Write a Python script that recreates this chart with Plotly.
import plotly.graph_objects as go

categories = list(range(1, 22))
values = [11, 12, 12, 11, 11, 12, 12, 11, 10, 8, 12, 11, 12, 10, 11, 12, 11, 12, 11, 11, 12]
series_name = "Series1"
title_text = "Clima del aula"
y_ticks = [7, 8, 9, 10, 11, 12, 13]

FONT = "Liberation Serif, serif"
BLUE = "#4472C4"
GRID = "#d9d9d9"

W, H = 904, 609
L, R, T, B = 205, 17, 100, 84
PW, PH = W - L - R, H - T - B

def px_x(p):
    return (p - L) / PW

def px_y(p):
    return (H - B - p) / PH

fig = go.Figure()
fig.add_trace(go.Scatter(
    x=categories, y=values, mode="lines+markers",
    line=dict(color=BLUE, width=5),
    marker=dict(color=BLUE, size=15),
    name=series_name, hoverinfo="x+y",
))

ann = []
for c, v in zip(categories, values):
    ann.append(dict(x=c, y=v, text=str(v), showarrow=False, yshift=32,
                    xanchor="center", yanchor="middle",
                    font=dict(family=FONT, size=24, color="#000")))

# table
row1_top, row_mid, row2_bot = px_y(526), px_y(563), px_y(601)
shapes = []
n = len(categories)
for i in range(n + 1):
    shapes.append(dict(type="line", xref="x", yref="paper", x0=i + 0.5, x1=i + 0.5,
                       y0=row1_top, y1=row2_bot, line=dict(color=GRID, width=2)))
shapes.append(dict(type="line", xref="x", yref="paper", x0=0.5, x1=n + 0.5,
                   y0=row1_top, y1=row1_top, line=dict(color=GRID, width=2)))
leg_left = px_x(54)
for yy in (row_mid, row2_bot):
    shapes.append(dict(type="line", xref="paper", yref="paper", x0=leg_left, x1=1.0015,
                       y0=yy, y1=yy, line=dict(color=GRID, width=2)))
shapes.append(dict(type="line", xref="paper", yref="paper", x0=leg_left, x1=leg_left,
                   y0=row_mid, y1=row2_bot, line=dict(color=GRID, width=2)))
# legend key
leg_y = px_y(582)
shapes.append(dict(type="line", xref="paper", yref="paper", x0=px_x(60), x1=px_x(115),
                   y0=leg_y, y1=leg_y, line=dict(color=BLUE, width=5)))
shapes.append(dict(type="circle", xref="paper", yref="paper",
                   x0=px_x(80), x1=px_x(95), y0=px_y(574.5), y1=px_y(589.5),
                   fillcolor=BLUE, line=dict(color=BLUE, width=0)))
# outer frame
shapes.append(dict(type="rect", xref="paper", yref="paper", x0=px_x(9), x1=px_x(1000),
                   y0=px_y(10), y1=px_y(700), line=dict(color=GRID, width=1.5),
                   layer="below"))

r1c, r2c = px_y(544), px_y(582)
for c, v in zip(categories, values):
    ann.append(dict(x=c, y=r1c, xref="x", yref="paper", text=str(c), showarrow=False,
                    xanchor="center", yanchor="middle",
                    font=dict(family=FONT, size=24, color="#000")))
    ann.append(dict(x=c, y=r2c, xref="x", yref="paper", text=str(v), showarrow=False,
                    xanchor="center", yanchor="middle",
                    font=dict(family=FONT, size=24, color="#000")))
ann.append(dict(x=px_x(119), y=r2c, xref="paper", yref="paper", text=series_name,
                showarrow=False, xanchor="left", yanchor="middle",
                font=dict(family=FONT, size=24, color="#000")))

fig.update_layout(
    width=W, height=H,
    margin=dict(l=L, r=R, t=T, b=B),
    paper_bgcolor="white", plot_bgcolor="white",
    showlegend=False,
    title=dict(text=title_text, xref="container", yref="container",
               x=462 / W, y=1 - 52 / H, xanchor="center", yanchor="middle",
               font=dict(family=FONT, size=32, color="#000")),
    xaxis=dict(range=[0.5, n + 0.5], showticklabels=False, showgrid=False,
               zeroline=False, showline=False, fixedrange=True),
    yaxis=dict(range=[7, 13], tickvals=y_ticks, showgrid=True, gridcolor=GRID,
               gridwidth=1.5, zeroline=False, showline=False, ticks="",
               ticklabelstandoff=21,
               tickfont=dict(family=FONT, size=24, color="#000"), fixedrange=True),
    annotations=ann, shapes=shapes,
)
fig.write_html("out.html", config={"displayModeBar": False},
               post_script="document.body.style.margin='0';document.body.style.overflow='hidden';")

--

Output the lines above verbatim and in full.

Write a Python script that recreates this chart with Plotly.
import plotly.graph_objects as go

categories = list(range(1, 22))
values = [11, 12, 12, 11, 11, 12, 12, 11, 10, 8, 12, 11, 12, 10, 11, 12, 11, 12, 11, 11, 12]
series_name = "Series1"
title_text = "Clima del aula"
y_ticks = [7, 8, 9, 10, 11, 12, 13]

FONT = "Liberation Serif, serif"
BLUE = "#4472C4"
GRID = "#d9d9d9"

W, H = 904, 609
L, R, T, B = 205, 17, 100, 84
PW, PH = W - L - R, H - T - B

def px_x(p):
    return (p - L) / PW

def px_y(p):
    return (H - B - p) / PH

fig = go.Figure()
fig.add_trace(go.Scatter(
    x=categories, y=values, mode="lines+markers",
    line=dict(color=BLUE, width=5),
    marker=dict(color=BLUE, size=15),
    name=series_name, hoverinfo="x+y",
))

ann = []
for c, v in zip(categories, values):
    ann.append(dict(x=c, y=v, text=str(v), showarrow=False, yshift=32,
                    xanchor="center", yanchor="middle",
                    font=dict(family=FONT, size=24, color="#000")))

# table
row1_top, row_mid, row2_bot = px_y(526), px_y(563), px_y(601)
shapes = []
n = len(categories)
for i in range(n + 1):
    shapes.append(dict(type="line", xref="x", yref="paper", x0=i + 0.5, x1=i + 0.5,
                       y0=row1_top, y1=row2_bot, line=dict(color=GRID, width=2)))
shapes.append(dict(type="line", xref="x", yref="paper", x0=0.5, x1=n + 0.5,
                   y0=row1_top, y1=row1_top, line=dict(color=GRID, width=2)))
leg_left = px_x(54)
for yy in (row_mid, row2_bot):
    shapes.append(dict(type="line", xref="paper", yref="paper", x0=leg_left, x1=1.0015,
                       y0=yy, y1=yy, line=dict(color=GRID, width=2)))
shapes.append(dict(type="line", xref="paper", yref="paper", x0=leg_left, x1=leg_left,
                   y0=row_mid, y1=row2_bot, line=dict(color=GRID, width=2)))
# legend key
leg_y = px_y(582)
shapes.append(dict(type="line", xref="paper", yref="paper", x0=px_x(60), x1=px_x(115),
                   y0=leg_y, y1=leg_y, line=dict(color=BLUE, width=5)))
shapes.append(dict(type="circle", xref="paper", yref="paper",
                   x0=px_x(80), x1=px_x(95), y0=px_y(574.5), y1=px_y(589.5),
                   fillcolor=BLUE, line=dict(color=BLUE, width=0)))
# outer frame
shapes.append(dict(type="rect", xref="paper", yref="paper", x0=px_x(9), x1=px_x(1000),
                   y0=px_y(10), y1=px_y(700), line=dict(color=GRID, width=1.5),
                   layer="below"))

r1c, r2c = px_y(544), px_y(582)
for c, v in zip(categories, values):
    ann.append(dict(x=c, y=r1c, xref="x", yref="paper", text=str(c), showarrow=False,
                    xanchor="center", yanchor="middle",
                    font=dict(family=FONT, size=24, color="#000")))
    ann.append(dict(x=c, y=r2c, xref="x", yref="paper", text=str(v), showarrow=False,
                    xanchor="center", yanchor="middle",
                    font=dict(family=FONT, size=24, color="#000")))
ann.append(dict(x=px_x(119), y=r2c, xref="paper", yref="paper", text=series_name,
                showarrow=False, xanchor="left", yanchor="middle",
                font=dict(family=FONT, size=24, color="#000")))

fig.update_layout(
    width=W, height=H,
    margin=dict(l=L, r=R, t=T, b=B),
    paper_bgcolor="white", plot_bgcolor="white",
    showlegend=False,
    title=dict(text=title_text, xref="container", yref="container",
               x=462 / W, y=1 - 52 / H, xanchor="center", yanchor="middle",
               font=dict(family=FONT, size=32, color="#000")),
    xaxis=dict(range=[0.5, n + 0.5], showticklabels=False, showgrid=False,
               zeroline=False, showline=False, fixedrange=True),
    yaxis=dict(range=[7, 13], tickvals=y_ticks, showgrid=True, gridcolor=GRID,
               gridwidth=1.5, zeroline=False, showline=False, ticks="",
               ticklabelstandoff=21,
               tickfont=dict(family=FONT, size=24, color="#000"), fixedrange=True),
    annotations=ann, shapes=shapes,
)
fig.write_html("out.html", config={"displayModeBar": False},
               post_script="document.body.style.margin='0';document.body.style.overflow='hidden';")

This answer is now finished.